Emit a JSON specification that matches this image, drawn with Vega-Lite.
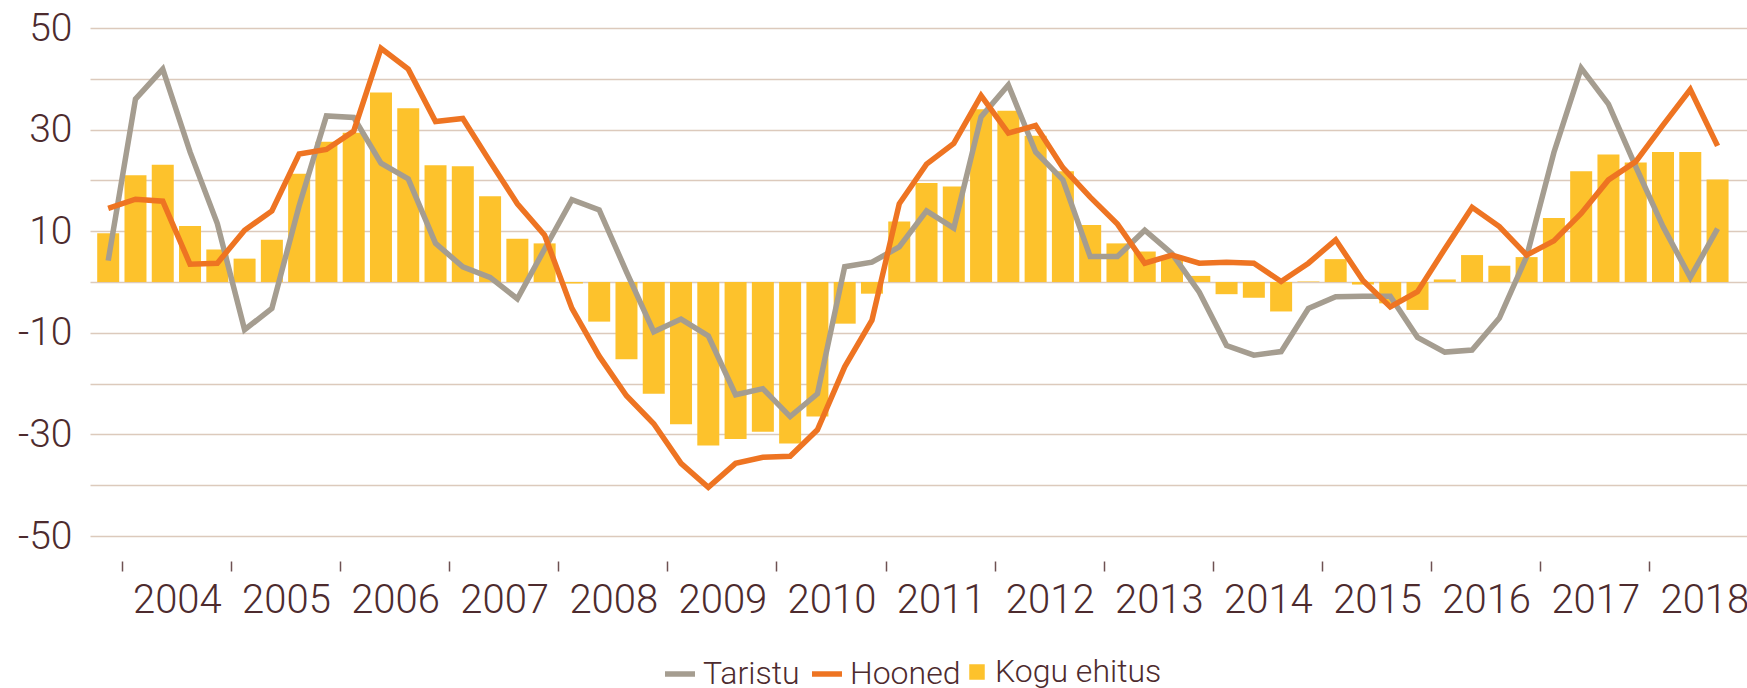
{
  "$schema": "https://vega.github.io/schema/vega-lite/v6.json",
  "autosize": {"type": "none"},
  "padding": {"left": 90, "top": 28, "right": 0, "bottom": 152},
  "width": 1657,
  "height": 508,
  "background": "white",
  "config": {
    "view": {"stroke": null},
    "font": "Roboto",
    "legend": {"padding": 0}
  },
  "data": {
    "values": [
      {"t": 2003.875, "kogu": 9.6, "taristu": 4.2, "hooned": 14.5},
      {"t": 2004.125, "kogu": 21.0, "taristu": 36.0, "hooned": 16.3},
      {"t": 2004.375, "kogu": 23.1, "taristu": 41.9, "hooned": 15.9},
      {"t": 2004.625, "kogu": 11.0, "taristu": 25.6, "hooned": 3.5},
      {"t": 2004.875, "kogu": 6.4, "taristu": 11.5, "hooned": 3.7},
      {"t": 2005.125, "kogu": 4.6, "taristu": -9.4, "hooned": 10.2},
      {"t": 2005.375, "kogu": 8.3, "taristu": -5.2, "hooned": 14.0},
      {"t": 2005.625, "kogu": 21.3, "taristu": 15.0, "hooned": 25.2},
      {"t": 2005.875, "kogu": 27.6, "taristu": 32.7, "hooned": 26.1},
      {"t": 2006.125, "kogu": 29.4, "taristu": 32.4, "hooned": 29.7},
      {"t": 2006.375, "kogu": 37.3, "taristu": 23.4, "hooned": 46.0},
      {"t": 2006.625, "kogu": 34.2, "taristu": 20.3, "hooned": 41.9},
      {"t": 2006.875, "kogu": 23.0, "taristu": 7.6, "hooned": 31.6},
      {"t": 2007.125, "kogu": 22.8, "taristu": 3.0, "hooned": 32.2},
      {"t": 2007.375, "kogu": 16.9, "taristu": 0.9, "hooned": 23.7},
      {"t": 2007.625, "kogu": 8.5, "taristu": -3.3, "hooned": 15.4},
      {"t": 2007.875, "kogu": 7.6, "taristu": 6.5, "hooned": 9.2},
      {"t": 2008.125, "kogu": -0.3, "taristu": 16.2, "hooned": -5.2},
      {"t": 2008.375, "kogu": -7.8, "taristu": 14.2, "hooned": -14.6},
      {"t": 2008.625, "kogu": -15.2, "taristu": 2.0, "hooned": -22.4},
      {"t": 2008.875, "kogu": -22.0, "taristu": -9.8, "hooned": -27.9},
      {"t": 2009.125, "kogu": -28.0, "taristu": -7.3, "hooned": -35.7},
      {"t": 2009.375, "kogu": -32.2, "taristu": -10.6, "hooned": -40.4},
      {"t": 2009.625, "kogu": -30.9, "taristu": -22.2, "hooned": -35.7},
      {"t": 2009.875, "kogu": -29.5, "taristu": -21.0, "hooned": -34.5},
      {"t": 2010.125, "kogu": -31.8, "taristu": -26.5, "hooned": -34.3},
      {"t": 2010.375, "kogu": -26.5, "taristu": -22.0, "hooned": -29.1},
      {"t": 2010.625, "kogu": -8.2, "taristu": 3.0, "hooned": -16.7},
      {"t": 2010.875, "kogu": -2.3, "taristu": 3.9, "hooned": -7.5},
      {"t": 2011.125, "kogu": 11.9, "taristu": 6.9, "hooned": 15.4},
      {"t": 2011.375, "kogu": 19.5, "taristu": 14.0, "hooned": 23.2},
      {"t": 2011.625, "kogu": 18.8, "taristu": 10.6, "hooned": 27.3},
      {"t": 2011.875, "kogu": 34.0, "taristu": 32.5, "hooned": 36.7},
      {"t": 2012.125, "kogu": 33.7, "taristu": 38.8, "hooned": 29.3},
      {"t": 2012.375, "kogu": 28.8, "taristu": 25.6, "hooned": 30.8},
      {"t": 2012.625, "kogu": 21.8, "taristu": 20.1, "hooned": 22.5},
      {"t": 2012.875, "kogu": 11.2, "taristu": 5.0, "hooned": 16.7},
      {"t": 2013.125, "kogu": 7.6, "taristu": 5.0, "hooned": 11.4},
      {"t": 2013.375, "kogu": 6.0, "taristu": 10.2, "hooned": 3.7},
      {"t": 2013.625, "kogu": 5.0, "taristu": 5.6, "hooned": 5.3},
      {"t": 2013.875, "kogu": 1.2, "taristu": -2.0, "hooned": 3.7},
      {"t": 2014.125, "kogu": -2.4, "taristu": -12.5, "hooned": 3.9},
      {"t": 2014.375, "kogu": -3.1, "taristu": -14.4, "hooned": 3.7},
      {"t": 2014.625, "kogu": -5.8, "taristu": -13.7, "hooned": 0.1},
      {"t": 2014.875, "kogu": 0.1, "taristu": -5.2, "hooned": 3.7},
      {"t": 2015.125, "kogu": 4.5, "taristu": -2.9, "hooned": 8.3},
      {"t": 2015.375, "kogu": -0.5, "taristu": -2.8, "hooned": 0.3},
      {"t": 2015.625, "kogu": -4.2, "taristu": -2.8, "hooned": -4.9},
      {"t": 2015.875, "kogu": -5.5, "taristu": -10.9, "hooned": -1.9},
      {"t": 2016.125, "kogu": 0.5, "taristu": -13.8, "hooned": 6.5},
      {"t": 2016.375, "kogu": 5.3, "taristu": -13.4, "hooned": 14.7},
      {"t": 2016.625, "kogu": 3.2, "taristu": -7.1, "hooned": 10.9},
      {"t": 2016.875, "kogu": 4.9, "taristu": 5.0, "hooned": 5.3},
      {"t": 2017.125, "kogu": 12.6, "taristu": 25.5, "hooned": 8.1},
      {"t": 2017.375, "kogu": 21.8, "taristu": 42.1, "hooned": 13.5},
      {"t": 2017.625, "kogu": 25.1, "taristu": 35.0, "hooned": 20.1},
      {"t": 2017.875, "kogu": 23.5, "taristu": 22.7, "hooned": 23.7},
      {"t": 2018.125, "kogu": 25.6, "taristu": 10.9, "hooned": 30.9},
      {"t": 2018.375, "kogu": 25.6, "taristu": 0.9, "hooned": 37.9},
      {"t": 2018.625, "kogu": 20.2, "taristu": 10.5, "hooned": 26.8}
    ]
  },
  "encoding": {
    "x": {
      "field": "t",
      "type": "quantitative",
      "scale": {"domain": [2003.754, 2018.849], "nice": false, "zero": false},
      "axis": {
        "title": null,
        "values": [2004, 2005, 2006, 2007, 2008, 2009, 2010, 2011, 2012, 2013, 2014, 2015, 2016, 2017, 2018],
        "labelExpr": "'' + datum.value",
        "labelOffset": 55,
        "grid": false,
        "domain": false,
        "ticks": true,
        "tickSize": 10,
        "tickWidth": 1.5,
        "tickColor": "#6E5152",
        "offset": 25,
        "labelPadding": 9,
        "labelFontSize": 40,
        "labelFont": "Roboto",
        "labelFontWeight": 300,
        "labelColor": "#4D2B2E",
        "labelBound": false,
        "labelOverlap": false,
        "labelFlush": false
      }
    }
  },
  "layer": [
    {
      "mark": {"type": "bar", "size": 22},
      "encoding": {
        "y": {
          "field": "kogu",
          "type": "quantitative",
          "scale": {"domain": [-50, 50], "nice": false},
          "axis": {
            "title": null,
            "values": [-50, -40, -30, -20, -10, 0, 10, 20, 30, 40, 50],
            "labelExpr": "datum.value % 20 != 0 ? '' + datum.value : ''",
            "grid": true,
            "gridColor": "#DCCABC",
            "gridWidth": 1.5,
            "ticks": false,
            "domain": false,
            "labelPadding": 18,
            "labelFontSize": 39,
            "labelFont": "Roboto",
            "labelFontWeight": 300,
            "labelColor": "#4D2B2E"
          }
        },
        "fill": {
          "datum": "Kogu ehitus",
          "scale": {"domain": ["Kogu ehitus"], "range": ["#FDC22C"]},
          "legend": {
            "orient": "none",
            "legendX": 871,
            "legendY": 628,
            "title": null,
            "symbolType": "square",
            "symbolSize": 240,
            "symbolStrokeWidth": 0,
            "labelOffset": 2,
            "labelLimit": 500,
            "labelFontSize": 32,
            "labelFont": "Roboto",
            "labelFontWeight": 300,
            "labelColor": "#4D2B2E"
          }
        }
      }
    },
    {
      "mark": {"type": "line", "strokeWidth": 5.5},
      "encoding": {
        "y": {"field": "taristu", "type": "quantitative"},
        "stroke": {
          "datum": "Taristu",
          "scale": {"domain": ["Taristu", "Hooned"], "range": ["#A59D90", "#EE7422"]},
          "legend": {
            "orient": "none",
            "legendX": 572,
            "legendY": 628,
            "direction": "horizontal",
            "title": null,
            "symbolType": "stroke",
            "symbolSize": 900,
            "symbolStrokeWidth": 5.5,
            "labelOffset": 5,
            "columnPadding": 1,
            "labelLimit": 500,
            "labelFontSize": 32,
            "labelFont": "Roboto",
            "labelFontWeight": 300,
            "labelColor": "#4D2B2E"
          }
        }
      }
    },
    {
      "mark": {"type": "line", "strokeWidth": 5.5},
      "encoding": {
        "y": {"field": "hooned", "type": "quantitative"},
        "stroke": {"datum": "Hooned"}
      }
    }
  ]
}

++++++++++++++++++++

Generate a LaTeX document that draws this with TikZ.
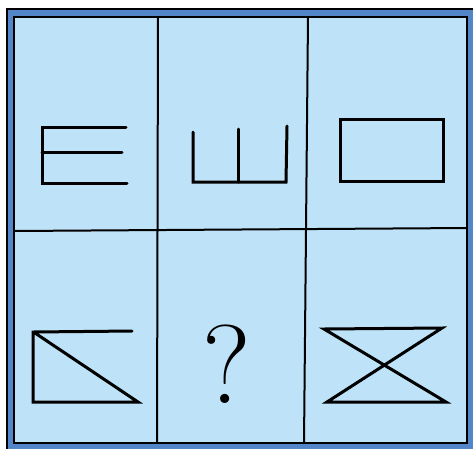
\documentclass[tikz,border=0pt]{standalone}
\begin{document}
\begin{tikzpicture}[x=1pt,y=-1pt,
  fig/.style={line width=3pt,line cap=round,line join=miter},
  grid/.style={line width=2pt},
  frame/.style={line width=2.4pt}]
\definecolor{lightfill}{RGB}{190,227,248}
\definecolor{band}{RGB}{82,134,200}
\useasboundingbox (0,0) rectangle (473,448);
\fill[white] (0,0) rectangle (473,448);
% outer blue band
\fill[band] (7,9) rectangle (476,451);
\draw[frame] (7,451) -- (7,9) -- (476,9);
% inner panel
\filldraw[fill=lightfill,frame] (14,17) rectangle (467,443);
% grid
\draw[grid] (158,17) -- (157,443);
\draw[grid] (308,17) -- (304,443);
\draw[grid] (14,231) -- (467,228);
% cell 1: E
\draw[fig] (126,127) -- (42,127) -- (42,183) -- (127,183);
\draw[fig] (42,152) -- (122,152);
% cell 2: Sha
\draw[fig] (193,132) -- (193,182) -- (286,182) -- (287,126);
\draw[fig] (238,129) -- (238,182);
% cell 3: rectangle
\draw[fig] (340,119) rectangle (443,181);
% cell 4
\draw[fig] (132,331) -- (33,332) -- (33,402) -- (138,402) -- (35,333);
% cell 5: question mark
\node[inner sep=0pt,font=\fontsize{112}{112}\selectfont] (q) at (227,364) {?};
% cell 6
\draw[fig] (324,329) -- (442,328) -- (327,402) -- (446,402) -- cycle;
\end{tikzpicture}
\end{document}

++++++++++++++++++++

▶ **Directive**
Look through the listing and extract every line with "that" in it.

▶ **Finished answer**
Emit a JSON specification that matches this image, drawn with Vega-Lite.
Generate a LaTeX document that draws this with TikZ.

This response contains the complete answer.